Myths are inherently dangerous because they can lead people astray. In the world of personal finance, it’s always wise to find out the truth about subjects like retirement accounts, homeownership, how to sell an insurance policy, the stock market, and the wisdom of investing in gold. Here are details about the most common financial myths.
All IRAs are the Same
It’s safe to say that no two IRAs are alike, and that Roth and traditional versions are completely different from each other. While there are multiple variations, most IRAs fall into one of two major categories: one type uses pre-tax income, and the other uses after-tax contributions. The Roth version lets taxpayers contribute after-tax money now and receive totally tax-free distributions after retirement. Traditional IRAs are funded with pre-tax money and give users an immediate deduction from income. However, when they pull funds out after reaching retirement age, they must pay tax at whatever their current rate is.
It’s Hard to Sell an Unneeded Insurance Policy
Companies like Policy Bank purchase policies from people who no longer need or want coverage. Whether you wish to sell an unneeded insurance policy or want to generate cash from an unwanted one, there are many ways to get the job done. Every day, insured people convert coverage into real money. However, it’s imperative to review a helpful guide that shows how to sell a policy correctly. There are several options, so people over 65, particularly those whose coverage face value exceeds $100,000, need to follow the right steps to get the best deals. Contrary to the myth, it is not difficult to sell policies. Anyone can do it with the right guidance and information.
Those With Weak Credit Can’t Buy Homes
Just about anyone can purchase a house, but those who have less than good credit scores pay higher interest rates. Unless your scores are in the lowest numerical range possible, it’s likely you can still purchase a home if you’re willing to pay a high rate of interest and carry mortgage insurance. Those who have less than perfect, average, and somewhat below average scores can purchase homes. Many mortgage brokers and banks specialize in helping low-income consumers with poor credit purchase their first home. In many cases, the cost of the loan is much higher than it would be for someone with good or excellent credit. But the old myth about bad scores locking people out of the housing market is untrue.
It’s Best to Have No Credit Cards
Plastic serves a purpose if people know how to control spending. While the price of credit card debt tends to be quite high, cards serve a purpose for those who rely on them in emergencies, while traveling, and for making online purchases from vendors who accept no other form of payment. Having no cards and no debt might seem like a worthwhile goal. But the truth is somewhere in between. Living a zero-debt lifestyle can still include holding one or two major cards if you pay off all balances at the end of each month. Savvy consumers aim to have at most two or three cards and keep their interest-bearing balances as low as possible.

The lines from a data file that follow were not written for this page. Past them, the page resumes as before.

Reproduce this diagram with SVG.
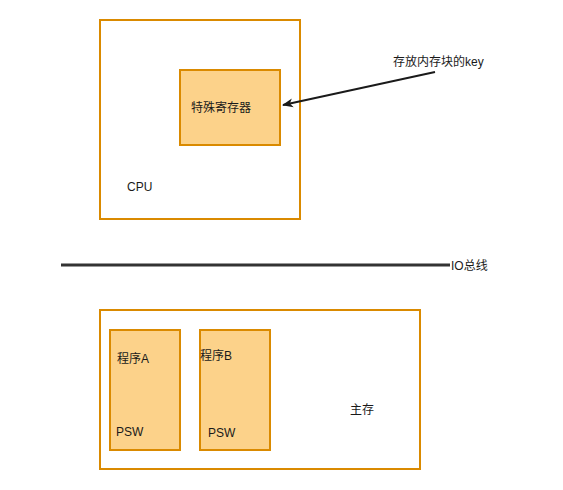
<svg xmlns="http://www.w3.org/2000/svg" width="563" height="490" viewBox="0 0 563 490">
<style>
.box{fill:#ffffff;stroke:#da8a00;stroke-width:2}
.fill{fill:#fcd28a;stroke:#da8a00;stroke-width:2}
text{font-family:"Liberation Sans","Noto Sans CJK SC",sans-serif;font-size:12px;fill:#1a1a1a}
</style>
<defs>
<marker id="ah" markerWidth="12" markerHeight="12" refX="10" refY="6" orient="auto" markerUnits="userSpaceOnUse">
<path d="M0,1.5 L11,6 L0,10.5 L3,6 Z" fill="#1a1a1a"/>
</marker>
</defs>
<rect width="563" height="490" fill="#ffffff"/>
<g id="cpu"><rect class="box" x="100" y="20" width="200" height="199"/><text x="127" y="191">CPU</text></g>
<g id="register"><rect class="fill" x="180" y="70" width="100" height="75"/><text x="191" y="112">特殊寄存器</text></g>
<g id="keylabel"><text x="393" y="66">存放内存块的key</text></g>
<g id="memory"><rect class="box" x="100" y="310" width="320" height="159"/><text x="350" y="414">主存</text></g>
<g id="progA"><rect class="fill" x="110" y="330" width="70" height="120"/><text x="117" y="363">程序A</text><text x="116" y="436">PSW</text></g>
<g id="progB"><rect class="fill" x="200" y="330" width="70" height="120"/><text x="200" y="360">程序B</text><text x="208" y="437">PSW</text></g>
<g id="buslabel"><text x="451" y="270">IO总线</text></g>
<g id="connectors">
<line x1="435" y1="72" x2="283" y2="105" stroke="#1a1a1a" stroke-width="2" marker-end="url(#ah)"/>
<line x1="61" y1="265" x2="450" y2="265" stroke="#333333" stroke-width="3"/>
</g>
</svg>
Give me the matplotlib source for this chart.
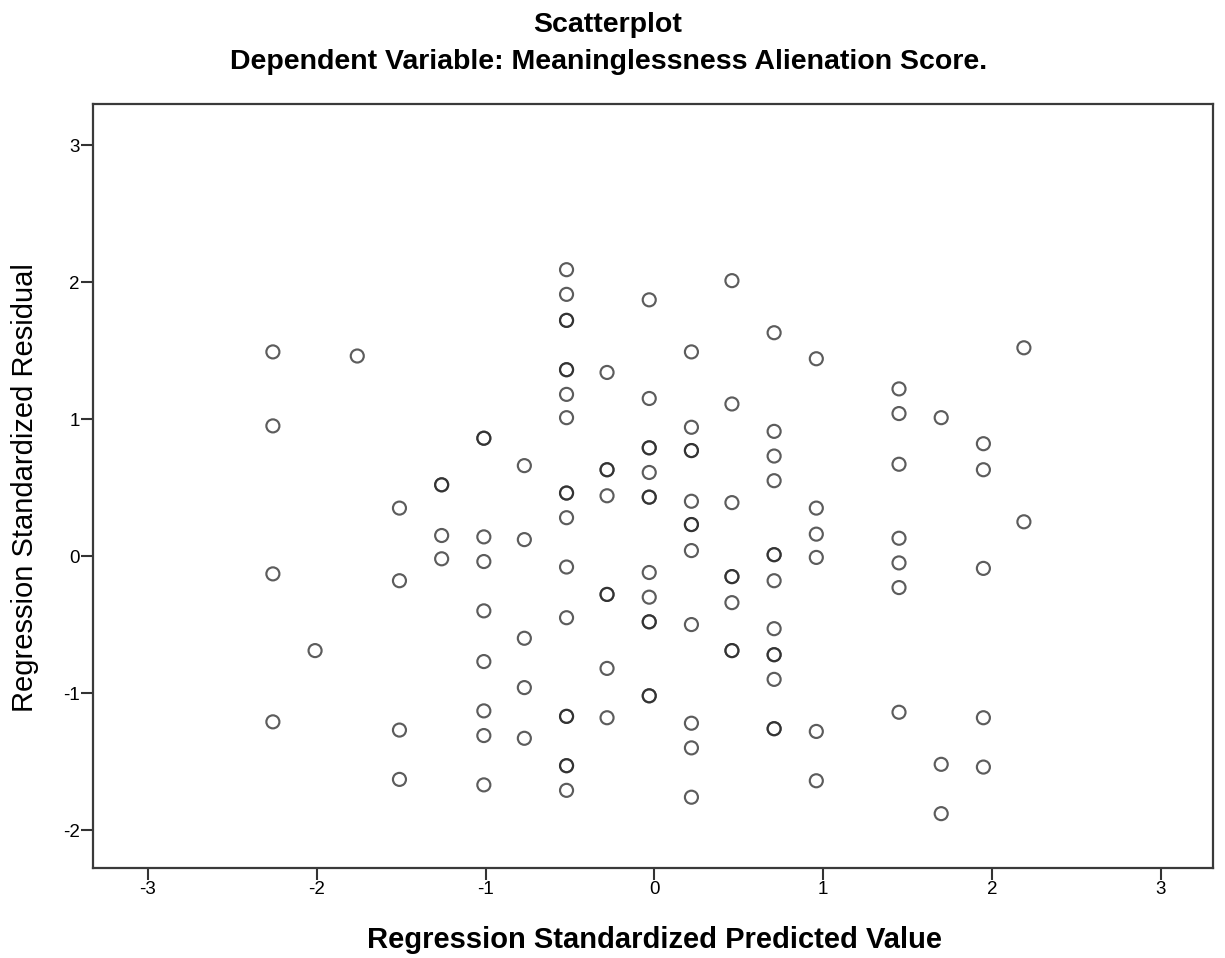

The Stock Market is Dangerously Risky
In general, investing in a broad-based portfolio of stocks is not excessively risky. While the equities markets do go through long and short periods of instability and price volatility, they tend to perform quite well over the decades. Even considering several large downturns in the 1980s and early 2000s, the major exchanges have delivered solid growth for investors across all sectors. Even during the recent COVID pandemic, when the entire world’s economic situation was looking grim, there were several niches of the stock market that performed admirably, especially healthcare and energy-based shares.
Gold is Always a Good Investment
Gold has its purpose but is not suitable for every portfolio. There’s a massive amount of misinformation in the media about gold and other precious metals. While the yellow metal, which is the most popular of the category, offers investors a good way to balance a typical portfolio, it’s easy to buy too much gold. Note that in times of stock market upheaval and declining share prices, gold can soar in value. However, when the markets are doing well, gold’s price per ounce tends to slide downward. The historical record offers solid lessons about ownership of the prized metal. It’s instructive to remember that over the long haul, gold does well. But in some short-term periods, its worth declines considerably.